# START OF Data
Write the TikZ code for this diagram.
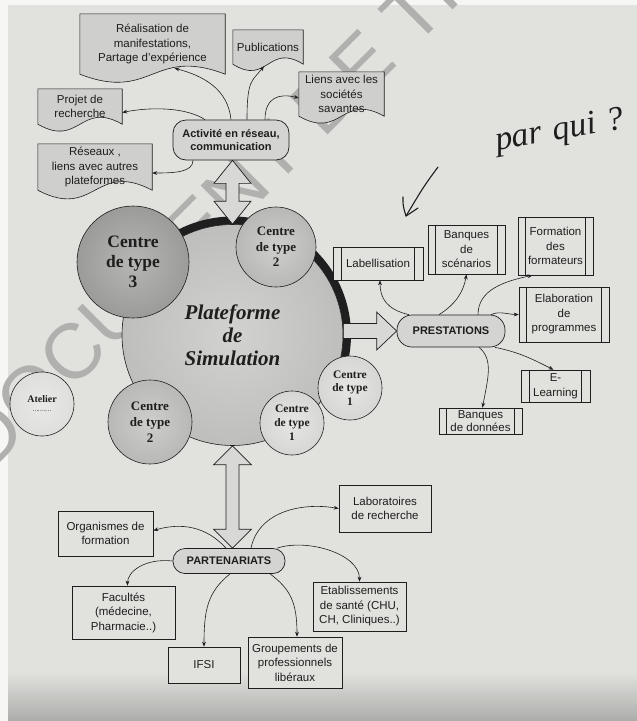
\documentclass[tikz,border=0pt]{standalone}
\usepackage{fontspec}
\setmainfont{Liberation Sans}
\newfontfamily\serifface{Liberation Serif}
\usetikzlibrary{arrows.meta,calc}
\pgfdeclarelayer{pagelayer}
\pgfdeclarelayer{shapelayer}
\pgfsetlayers{pagelayer,shapelayer,main}
\definecolor{paper}{RGB}{225,225,222}
\definecolor{docfill}{RGB}{207,207,205}
\definecolor{pillfill}{RGB}{212,212,210}
\definecolor{arrowfill}{RGB}{216,216,214}
\definecolor{ink}{RGB}{30,30,30}
\definecolor{bigin}{RGB}{210,210,208}
\definecolor{bigout}{RGB}{190,190,188}
\definecolor{cthreein}{RGB}{182,182,180}
\definecolor{cthreeout}{RGB}{155,155,153}
\definecolor{ctwoin}{RGB}{206,206,204}
\definecolor{ctwoout}{RGB}{184,184,182}
\definecolor{conein}{RGB}{230,230,228}
\definecolor{coneout}{RGB}{214,214,212}
\definecolor{atin}{RGB}{233,233,231}
\definecolor{atout}{RGB}{222,222,220}
\definecolor{wm}{RGB}{176,176,174}
\definecolor{bottomgray}{RGB}{172,172,170}
\newcommand\docshape[2]{%
  \path[docsty] (#1.north west) -- (#1.north east) -- (#1.south east)
    .. controls ($(#1.south)+(0,-#2)$) and ($(#1.south)+(0,#2)$) .. (#1.south west) -- cycle;}
\newcommand\barpair[2]{%
  \draw[draw=ink,line width=0.6pt] ([xshift=#2]#1.north west) -- ([xshift=#2]#1.south west)
    ([xshift=-#2]#1.north east) -- ([xshift=-#2]#1.south east);}
\begin{document}
\begin{tikzpicture}[x=1pt,y=-1pt,
  boxtext/.style={font=\fontsize{11.5}{14.5}\selectfont, text=ink, align=center},
  docbox/.style={boxtext, inner sep=0pt},
  rectbox/.style={boxtext, draw=ink, line width=0.6pt, fill=paper, inner sep=0pt},
  pill/.style={draw=ink, line width=0.7pt, fill=pillfill, rounded corners=13pt, inner sep=0pt,
    align=center, text=ink, font=\bfseries\fontsize{11}{13.5}\selectfont},
  circ/.style={circle, draw=ink, line width=0.6pt, inner sep=0pt, align=center, text=ink},
  conn/.style={draw=ink, line width=0.6pt, -{Stealth[length=5pt,width=3.8pt]}},
  bigarrow/.style={draw=ink, line width=0.7pt, fill=arrowfill, line join=miter},
  docsty/.style={draw=ink, line width=0.6pt, fill=docfill}
]
\useasboundingbox (0,0) rectangle (637,721);
\begin{pgfonlayer}{pagelayer}
  \fill[paper] (0,0) rectangle (637,721);
  \shade[top color=paper, bottom color=bottomgray] (0,672) rectangle (637,721);
  \fill[white!70!paper] (0,0) rectangle (8,721);
  \fill[white!70!paper] (0,0) rectangle (637,5);
  \node[rotate=45, anchor=base west, inner sep=0pt, text=wm, font=\fontsize{78}{78}\selectfont] (wmk) at (-11,474) {DOCUMENT DE TRAVAIL};
\end{pgfonlayer}

% top group
\node[docbox, minimum width=145pt, minimum height=60pt] (R) at (152.5,44) {Réalisation de\\manifestations,\\Partage d'expérience};
\node[docbox, minimum width=70pt, minimum height=34pt] (P) at (268,47) {Publications};
\node[docbox, minimum width=85pt, minimum height=44pt] (L) at (341.5,94) {Liens avec les\\sociétés\\savantes};
\node[docbox, minimum width=84pt, minimum height=35pt] (PR) at (80,106.5) {Projet de\\recherche};
\node[docbox, minimum width=114pt, minimum height=46pt] (RS) at (95,167) {Réseaux ,\\liens avec autres\\plateformes};
\node[pill, minimum width=116pt, minimum height=40pt] (A) at (231,140) {Activité en réseau,\\communication};

\begin{pgfonlayer}{shapelayer}
  \docshape{R}{28}
  \docshape{P}{22}
  \docshape{L}{24}
  \docshape{PR}{24}
  \docshape{RS}{30}
\end{pgfonlayer}

% circles
\coordinate (pc) at (232.5,335);
\draw[line width=8pt, color=black!88] (pc) ++(-138:114.5) arc[start angle=-138, end angle=28, radius=114.5];
\node[circ, minimum size=221pt, inner color=bigin, outer color=bigout,
  font=\serifface\bfseries\itshape\fontsize{21}{23}\selectfont] (plat) at (pc) {Plateforme\\de\\Simulation};
\node[circ, minimum size=112pt, inner color=cthreein, outer color=cthreeout,
  font=\serifface\bfseries\fontsize{17.5}{20}\selectfont] (c3) at (133,262) {Centre\\de type\\3};
\node[circ, minimum size=80pt, inner color=ctwoin, outer color=ctwoout,
  font=\serifface\bfseries\fontsize{13}{15.5}\selectfont] (c2a) at (276,247) {Centre\\de type\\2};
\node[circ, minimum size=84pt, inner color=ctwoin, outer color=ctwoout,
  font=\serifface\bfseries\fontsize{13}{16}\selectfont] (c2b) at (150,422) {Centre\\de type\\2};
\node[circ, minimum size=64pt, inner color=conein, outer color=coneout,
  font=\serifface\bfseries\fontsize{11.5}{14}\selectfont] (c1a) at (292,423) {Centre\\de type\\1};
\node[circ, minimum size=64pt, inner color=conein, outer color=coneout,
  font=\serifface\bfseries\fontsize{11.5}{13.5}\selectfont] (c1b) at (350,388) {Centre\\de type\\1};
\node[circ, minimum size=64pt, inner color=atin, outer color=atout,
  font=\serifface\bfseries\fontsize{10}{9}\selectfont] (at) at (42,404) {Atelier\\{\fontsize{5}{5}\selectfont .\,.\,..\,.\,.\,..\,.\,.}};

% prestations
\node[pill, minimum width=108pt, minimum height=32pt, rounded corners=15pt] (PS) at (451,331) {PRESTATIONS};
\node[rectbox, minimum width=90pt, minimum height=33pt] (LB) at (378,263.5) {Labellisation};
\node[rectbox, minimum width=77pt, minimum height=49pt] (BS) at (466.5,249.5) {Banques\\de\\scénarios};
\node[rectbox, minimum width=75pt, minimum height=58pt] (FF) at (555.5,246) {Formation\\des\\formateurs};
\node[rectbox, minimum width=90pt, minimum height=55pt] (EP) at (564,314.5) {Elaboration\\de\\programmes};
\node[rectbox, minimum width=69pt, minimum height=32pt] (EL) at (555.5,386) {E-\\Learning};
\node[rectbox, minimum width=83pt, minimum height=26pt, font=\fontsize{11.5}{12.5}\selectfont] (BD) at (480.5,421) {Banques\\de données};
\barpair{LB}{9pt}
\barpair{BS}{8pt}
\barpair{FF}{8pt}
\barpair{EP}{8pt}
\barpair{EL}{9pt}
\barpair{BD}{8pt}

% partenariats
\node[pill, minimum width=112pt, minimum height=25pt, rounded corners=12pt] (PA) at (229,561) {PARTENARIATS};
\node[rectbox, minimum width=95pt, minimum height=45pt] (OF) at (105.5,533.5) {Organismes de\\formation};
\node[rectbox, minimum width=92pt, minimum height=47pt] (LR) at (385,508.5) {Laboratoires\\de recherche};
\node[rectbox, minimum width=103pt, minimum height=53pt] (FA) at (123.5,612.5) {Facultés\\(médecine,\\Pharmacie..)};
\node[rectbox, minimum width=72pt, minimum height=36pt] (IF) at (204,665) {IFSI};
\node[rectbox, minimum width=94pt, minimum height=51pt] (GP) at (295,662.5) {Groupements de\\professionnels\\libéraux};
\node[rectbox, minimum width=93pt, minimum height=49pt] (ES) at (359.5,606.5) {Etablissements\\de santé (CHU,\\CH, Cliniques..)};

% big arrows
\coordinate (ta) at (plat.north |- A.south);
\coordinate (tb) at (plat.north);
\draw[bigarrow] (ta) -- ++(18.5,23) -- ++(-12,0) -- ($(tb)+(6.5,-23)$) -- ++(12,0) -- (tb)
  -- ++(-18.5,-23) -- ++(12,0) -- ($(ta)+(-6.5,23)$) -- ++(-12,0) -- cycle;
\coordinate (ba) at (plat.south);
\coordinate (bb) at (plat.south |- PA.north);
\draw[bigarrow] (ba) -- ++(19,19) -- ++(-12.5,0) -- ($(bb)+(6.5,-19)$) -- ++(12.5,0) -- (bb)
  -- ++(-19,-19) -- ++(12.5,0) -- ($(ba)+(-6.5,19)$) -- ++(-12.5,0) -- cycle;
\coordinate (ra) at (plat.east |- PS.west);
\draw[bigarrow] ($(ra)+(0,-7.5)$) -- ($(PS.west)+(-20,-7.5)$) -- ($(PS.west)+(-20,-19)$) -- (PS.west)
  -- ($(PS.west)+(-20,19)$) -- ($(PS.west)+(-20,7.5)$) -- ($(ra)+(0,7.5)$) -- cycle;

% connectors from A
\draw[conn] (A.north) .. controls +(-3,-30) and +(30,8) .. ([xshift=22pt,yshift=6pt]R.south);
\draw[conn] ([xshift=16pt]A.north) .. controls +(0,-40) and +(-12,15) .. ([xshift=-4pt,yshift=-2pt]P.south);
\draw[conn] ([xshift=34pt]A.north) .. controls +(0,-22) and +(-20,-5) .. ([yshift=-4pt]L.west);
\draw[conn] ([xshift=-26pt]A.north) .. controls +(-18,-12) and +(30,-6) .. ([yshift=-6pt]PR.east);
\draw[conn] ([xshift=-38pt]A.south) .. controls +(0,12) and +(22,0) .. ([yshift=-6pt]RS.east);

% connectors from PS
\draw[conn] ([xshift=-42pt]PS.north) .. controls +(-22,-5) and +(0,18) .. ([xshift=2pt]LB.south);
\draw[conn] ([xshift=-12pt]PS.north) .. controls +(16,-10) and +(-3,18) .. (BS.south);
\draw[conn] ([xshift=27pt]PS.north) .. controls +(0,-25) and +(-28,6) .. ([xshift=-23pt]FF.south);
\draw[conn] ([xshift=40pt]PS.north) .. controls +(8,-4) and +(-10,0) .. (EP.west);
\draw[conn] ([xshift=44pt]PS.south) .. controls +(25,5) and +(-20,-10) .. ([xshift=-2pt]EL.north);
\draw[conn] ([xshift=28pt]PS.south) .. controls +(15,12) and +(5,-28) .. ([xshift=2pt]BD.north);

% connectors from PA
\draw[conn] ([xshift=-3pt]PA.north) .. controls +(-20,-22) and +(28,-8) .. ([yshift=3pt]OF.east);
\draw[conn] ([xshift=22pt]PA.north) .. controls +(8,-38) and +(-35,-6) .. (LR.west);
\draw[conn] (PA.west) .. controls +(-28,-3) and +(0,-14) .. ([xshift=4pt]FA.north);
\draw[conn] ([xshift=1pt]PA.south) .. controls +(-22,18) and +(0,-38) .. (IF.north);
\draw[conn] ([xshift=41pt]PA.south) .. controls +(20,15) and +(0,-35) .. ([xshift=2pt]GP.north);
\draw[conn] ([xshift=48pt]PA.north) .. controls +(30,-10) and +(0,-28) .. (ES.north);

% handwritten note
\node[font=\serifface\itshape\fontsize{34}{34}\selectfont, text=ink, rotate=10, inner sep=0pt] (note) at (560,132) {par\,\,qui\,\,?};
\coordinate (h1) at (438,167);
\coordinate (h2) at (406,216);
\coordinate (h3) at (403,197);
\coordinate (h4) at (418,208);
\draw[ink, line width=1.1pt, line cap=round, line join=round] (h1) .. controls (424,186) .. (h2);
\draw[ink, line width=1.1pt, line cap=round, line join=round] (h3) .. controls (403,206) .. (h2) -- (h4);
\end{tikzpicture}
\end{document}
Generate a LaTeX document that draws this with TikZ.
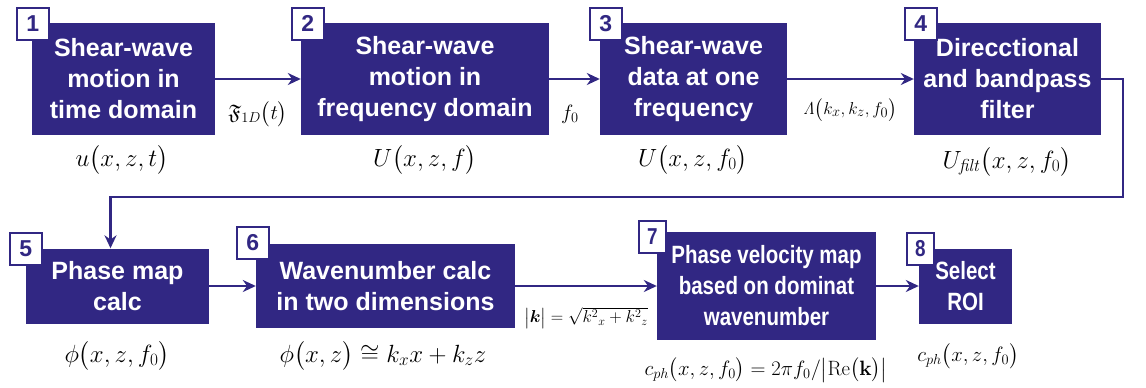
\documentclass[tikz,border=0pt]{standalone}
\usepackage{amsmath,amssymb}
\usepackage[no-math]{fontspec}
\setmainfont{Liberation Sans}
\newfontfamily\narrowsf[FakeStretch=0.82]{Liberation Sans}
\usetikzlibrary{arrows.meta}
\definecolor{flowblue}{HTML}{312783}

\begin{document}
\begin{tikzpicture}[x=1pt, y=-1pt,
  >={Stealth[length=13pt, width=12pt]},
  stepbox/.style={fill=flowblue, text=white, align=center, inner sep=0pt,
    font=\fontsize{25}{31}\selectfont\bfseries},
  badge/.style={draw=flowblue, fill=white, text=flowblue, line width=1.6pt,
    minimum width=32pt, minimum height=32pt, inner sep=0pt, anchor=north west,
    font=\fontsize{23}{23}\selectfont\bfseries},
  eqlabel/.style={inner sep=1pt, font=\fontsize{24}{28}\selectfont},
  flow/.style={draw=flowblue, line width=2.2pt, ->}]

\useasboundingbox (0,0) rectangle (1146,388);

% --- Top row ---
\node[stepbox, minimum width=183pt, minimum height=112pt] (b1) at (123.5,79)
  {Shear-wave\\motion in\\time domain};
\node[stepbox, minimum width=248pt, minimum height=112pt] (b2) at (425,79)
  {Shear-wave\\motion in\\frequency domain};
\node[stepbox, minimum width=187pt, minimum height=112pt] (b3) at (693.5,79)
  {Shear-wave\\data at one\\frequency};
\node[stepbox, minimum width=187pt, minimum height=112pt] (b4) at (1007.5,79)
  {Direcctional\\and bandpass\\filter};

% --- Bottom row ---
\node[stepbox, minimum width=183pt, minimum height=75pt] (b5) at (117.5,286)
  {Phase map\\calc};
\node[stepbox, minimum width=259pt, minimum height=84pt] (b6) at (385.5,286)
  {Wavenumber calc\\in two dimensions};
\node[stepbox, minimum width=219pt, minimum height=108pt] (b7) at (766.5,286)
  {\narrowsf\bfseries Phase velocity map\\\narrowsf\bfseries based on dominat\\\narrowsf\bfseries wavenumber};
\node[stepbox, minimum width=93pt, minimum height=75pt] (b8) at (965.5,286)
  {\narrowsf\bfseries Select\\\narrowsf\bfseries ROI};

% --- Step numbers ---
\node[badge] (n1) at (16,7) {1};
\node[badge] (n2) at (291,7) {2};
\node[badge] (n3) at (589,7) {3};
\node[badge] (n4) at (904,7) {4};
\node[badge] (n5) at (9,232) {5};
\node[badge] (n6) at (236,226) {6};
\node[badge, minimum width=27pt] (n7) at (638,220) {\narrowsf\bfseries 7};
\node[badge, minimum width=27pt] (n8) at (906,232) {\narrowsf\bfseries 8};

% --- Connectors ---
\draw[flow] (b1) -- (b2);
\draw[flow] (b2) -- (b3);
\draw[flow] (b3) -- (b4);
\coordinate (loopR) at (1123,197);
\draw[flow] (b4.east) -| (loopR) -| ([xshift=-7pt]b5.north);
\draw[flow] (b5) -- (b6);
\draw[flow] (b6) -- (b7);
\draw[flow] (b7) -- (b8);

% --- Connector labels ---
\node[inner sep=1pt, font=\fontsize{21}{24}\selectfont] (l12) at (258,114)
  {$\mathfrak{F}_{1D}\bigl(t\bigr)$};
\node[inner sep=1pt, font=\fontsize{21}{24}\selectfont] (l23) at (570,114) {$f_0$};
\node[inner sep=1pt, font=\fontsize{19}{22}\selectfont] (l34) at (850,110)
  {$\mathit{\Lambda}\bigl(k_x,k_z,f_0\bigr)$};
\node[inner sep=1pt, font=\fontsize{17}{20}\selectfont] (l67) at (586,318)
  {$\bigl|\boldsymbol{k}\bigr|=\sqrt{k^2{}_x+k^2{}_z}$};

% --- Quantities under the steps ---
\node[eqlabel] (q1) at (122,160) {$u\bigl(x,z,t\bigr)$};
\node[eqlabel] (q2) at (425,160) {$U\bigl(x,z,f\bigr)$};
\node[eqlabel] (q3) at (693,160) {$U\bigl(x,z,f_0\bigr)$};
\node[eqlabel] (q4) at (1007,162) {$U_{\mathit{filt}}\bigl(x,z,f_0\bigr)$};
\node[eqlabel] (q5) at (117,356) {$\phi\bigl(x,z,f_0\bigr)$};
\node[eqlabel] (q6) at (383,356) {$\phi\bigl(x,z\bigr)\cong k_x x+k_z z$};
\node[eqlabel, font=\fontsize{20}{24}\selectfont] (q7) at (766,370)
  {$c_{ph}\bigl(x,z,f_0\bigr)=2\pi f_0/\bigl|\mathrm{Re}\bigl(\mathbf{k}\bigr)\bigr|$};
\node[eqlabel, font=\fontsize{21}{25}\selectfont] (q8) at (968,356)
  {$c_{ph}\bigl(x,z,f_0\bigr)$};

\end{tikzpicture}
\end{document}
# END OF Data
*Requirement*. Copy exactly the stretch of lines that starts at the line holding "Generate a LaTeX" and ends at the line holding "(0,0) rectangle (1146,388);". Drop the pictures.

*Exercise solution*.
Generate a LaTeX document that draws this with TikZ.
\documentclass[tikz,border=0pt]{standalone}
\usepackage{amsmath,amssymb}
\usepackage[no-math]{fontspec}
\setmainfont{Liberation Sans}
\newfontfamily\narrowsf[FakeStretch=0.82]{Liberation Sans}
\usetikzlibrary{arrows.meta}
\definecolor{flowblue}{HTML}{312783}

\begin{document}
\begin{tikzpicture}[x=1pt, y=-1pt,
  >={Stealth[length=13pt, width=12pt]},
  stepbox/.style={fill=flowblue, text=white, align=center, inner sep=0pt,
    font=\fontsize{25}{31}\selectfont\bfseries},
  badge/.style={draw=flowblue, fill=white, text=flowblue, line width=1.6pt,
    minimum width=32pt, minimum height=32pt, inner sep=0pt, anchor=north west,
    font=\fontsize{23}{23}\selectfont\bfseries},
  eqlabel/.style={inner sep=1pt, font=\fontsize{24}{28}\selectfont},
  flow/.style={draw=flowblue, line width=2.2pt, ->}]

\useasboundingbox (0,0) rectangle (1146,388);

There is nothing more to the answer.